2026-05-02

Why Nations Fail





Authors: Daron Acemoglu & James A. Robinson

Core thesis: Inclusive institutions → prosperity; extractive institutions → poverty/failure (geography, culture, or leaders’ ignorance are not root causes).


📘 Book Summary


1. Two Institutional Types


• Inclusive institutions (success):


◦ Political: Power dispersed, pluralistic, checks/balances, broad participation.


◦ Economic: Secure property rights, rule of law, open competition, incentives for innovation/investment.


◦ Result: Sustained growth, “creative destruction” (e.g., UK post-1688, USA).


• Extractive institutions (failure):


◦ Political: Power concentrated in a narrow elite, repression, no accountability.


◦ Economic: Elite extracts wealth from majority, monopolies, insecure property, blocked competition.


◦ Result: Short-term growth (e.g., USSR, resource states) but no long-term prosperity; stagnation/conflict (e.g., Congo, Zimbabwe, North Korea).


2. Key Case Studies


• Nogales (USA–Mexico border): Same culture/geography; inclusive north vs extractive south → stark inequality.


• Korea: South (inclusive) vs North (extractive) → divergent fortunes.


• Colonial legacies: Extractive colonial institutions (e.g., Spain in Latin America) persisted; inclusive colonial roots (e.g., British North America) fostered later success.


3. Vicious & Virtuous Cycles


• Virtuous cycle (inclusive): Inclusive politics → inclusive economics → broad prosperity → stronger inclusive politics.


• Vicious cycle (extractive): Extractive politics → extractive economics → elite enrichment → repression of change → entrenched extraction.


4. Critical Junctures


History has turning points (e.g., Glorious Revolution, end of colonialism) where societies can shift toward inclusive institutions—if broad coalitions organize to break elite control.


💡 Inspirations & Key Takeaways


1. Institutions rule, not geography/culture: Rejects determinism—man-made rules shape success.


2. Sustainable growth needs inclusion: Extractive growth is fleeting; innovation requires shared opportunities.


3. Politics and economics are inseparable: Inclusive economics needs inclusive politics; one without the other fails.


4. Elites block progress: Dominant groups resist change that threatens power/wealth—reform needs broad, cross-group coalitions.

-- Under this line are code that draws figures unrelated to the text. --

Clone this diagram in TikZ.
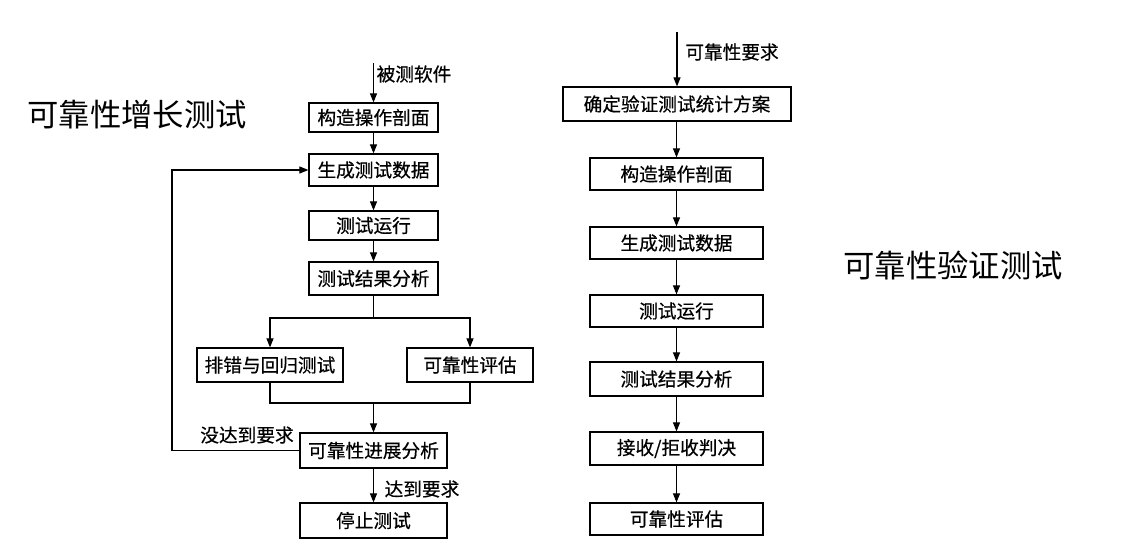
\documentclass[tikz,border=0pt]{standalone}
\usepackage{fontspec}
\newfontfamily\cjk{Noto Sans CJK SC}
\newfontfamily\cjkb[FakeBold=0.6]{Noto Sans CJK SC}
\usetikzlibrary{arrows.meta}
\begin{document}
\begin{tikzpicture}[x=0.75pt,y=-0.75pt,
  every node/.style={font=\cjkb\fontsize{14pt}{16pt}\selectfont, inner sep=0pt},
  box/.style={draw, line width=0.9pt, minimum width=129*0.75pt, minimum height=31*0.75pt, align=center},
  lbl/.style={font=\cjkb\fontsize{14pt}{16pt}\selectfont},
  ttl/.style={font=\cjk\fontsize{23.5pt}{28pt}\selectfont},
  line/.style={line width=0.8pt},
  arr/.style={line width=0.8pt, -{Triangle[length=9pt*0.75,width=7pt*0.75]}}]
\useasboundingbox (0,0) rectangle (1142,550);
% titles
\node[ttl] (t1) at (137,115) {可靠性增长测试};
\node[ttl] (t2) at (953,265) {可靠性验证测试};
% left column
\node[box, minimum height=29*0.75pt] (L1) at (373.5,117.5) {构造操作剖面};
\node[box, minimum height=32*0.75pt] (L2) at (373.5,170) {生成测试数据};
\node[box, minimum height=29*0.75pt] (L3) at (373.5,225.5) {测试运行};
\node[box, minimum height=33*0.75pt] (L4) at (373.5,278.5) {测试结果分析};
\node[box, minimum width=146*0.75pt, minimum height=34*0.75pt] (L5) at (270,365) {排错与回归测试};
\node[box, minimum width=126*0.75pt, minimum height=34*0.75pt] (L6) at (470,365) {可靠性评估};
\node[box, minimum width=147*0.75pt, minimum height=35*0.75pt] (L7) at (373.5,450.5) {可靠性进展分析};
\node[box, minimum width=147*0.75pt, minimum height=35*0.75pt] (L8) at (373.5,520.5) {停止测试};
\coordinate (Lin) at (373.5,63);
\coordinate (split) at (373.5,318);
\coordinate (merge) at (373.5,403);
\coordinate (fb) at (172,450.5);
\node[lbl] (lin) at (414,74) {被测软件};
\node[lbl] (lno) at (247,435) {没达到要求};
\node[lbl] (lyes) at (422,489) {达到要求};
\draw[arr] (Lin) -- (L1);
\draw[arr] (L1) -- (L2);
\draw[arr] (L2) -- (L3);
\draw[arr] (L3) -- (L4);
\draw[line] (L4.south) -- (split);
\draw[arr] (split) -| (L5.north);
\draw[arr] (split) -| (L6.north);
\draw[line] (L5.south) |- (merge);
\draw[line] (L6.south) |- (merge);
\draw[arr] (merge) -- (L7.north);
\draw[arr] (L7.west) -- (fb) |- (L2.west);
\draw[arr] (L7) -- (L8);
% right column
\node[box, minimum width=228*0.75pt, minimum height=34*0.75pt] (R1) at (677,104) {确定验证测试统计方案};
\node[box, minimum width=173*0.75pt, minimum height=32*0.75pt] (R2) at (676.5,174) {构造操作剖面};
\node[box, minimum width=173*0.75pt, minimum height=32*0.75pt] (R3) at (676.5,243) {生成测试数据};
\node[box, minimum width=173*0.75pt, minimum height=32*0.75pt] (R4) at (676.5,311) {测试运行};
\node[box, minimum width=173*0.75pt, minimum height=34*0.75pt] (R5) at (676.5,379) {测试结果分析};
\node[box, minimum width=173*0.75pt, minimum height=33*0.75pt] (R6) at (676.5,448.5) {接收/拒收判决};
\node[box, minimum width=173*0.75pt, minimum height=32*0.75pt] (R7) at (676.5,519) {可靠性评估};
\coordinate (Rin) at (677,32);
\node[lbl] (rin) at (732,52) {可靠性要求};
\draw[arr] (Rin) -- (R1.north -| Rin);
\draw[arr] (R1.south -| R2.north) -- (R2.north);
\draw[arr] (R2) -- (R3);
\draw[arr] (R3) -- (R4);
\draw[arr] (R4) -- (R5);
\draw[arr] (R5) -- (R6);
\draw[arr] (R6) -- (R7);
\end{tikzpicture}
\end{document}
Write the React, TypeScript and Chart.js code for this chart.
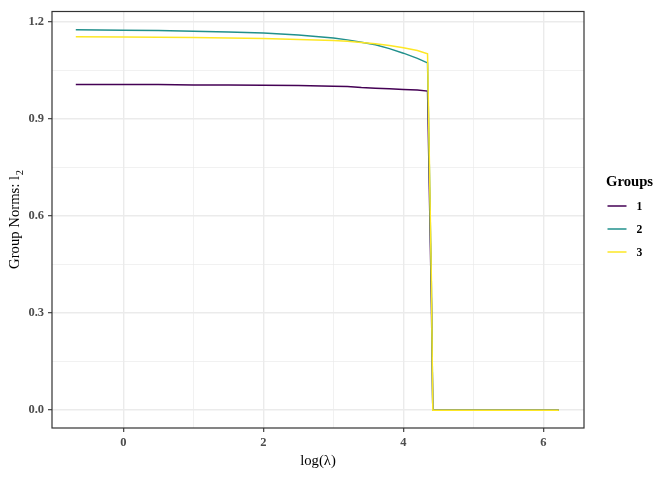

5. Aid must target institutions: Money/tech alone won’t fix failure; focus on property rights, rule of law, and accountable governance.


6. History is not destiny: Critical junctures offer chances to build inclusive systems (e.g., Botswana as an African success).


✅ Bottom Line


Nations fail when extractive institutions let elites exploit the majority, killing incentives for innovation and shared growth. They prosper when inclusive institutions spread power, secure rights, and enable broad participation—making prosperity a choice, not an accident.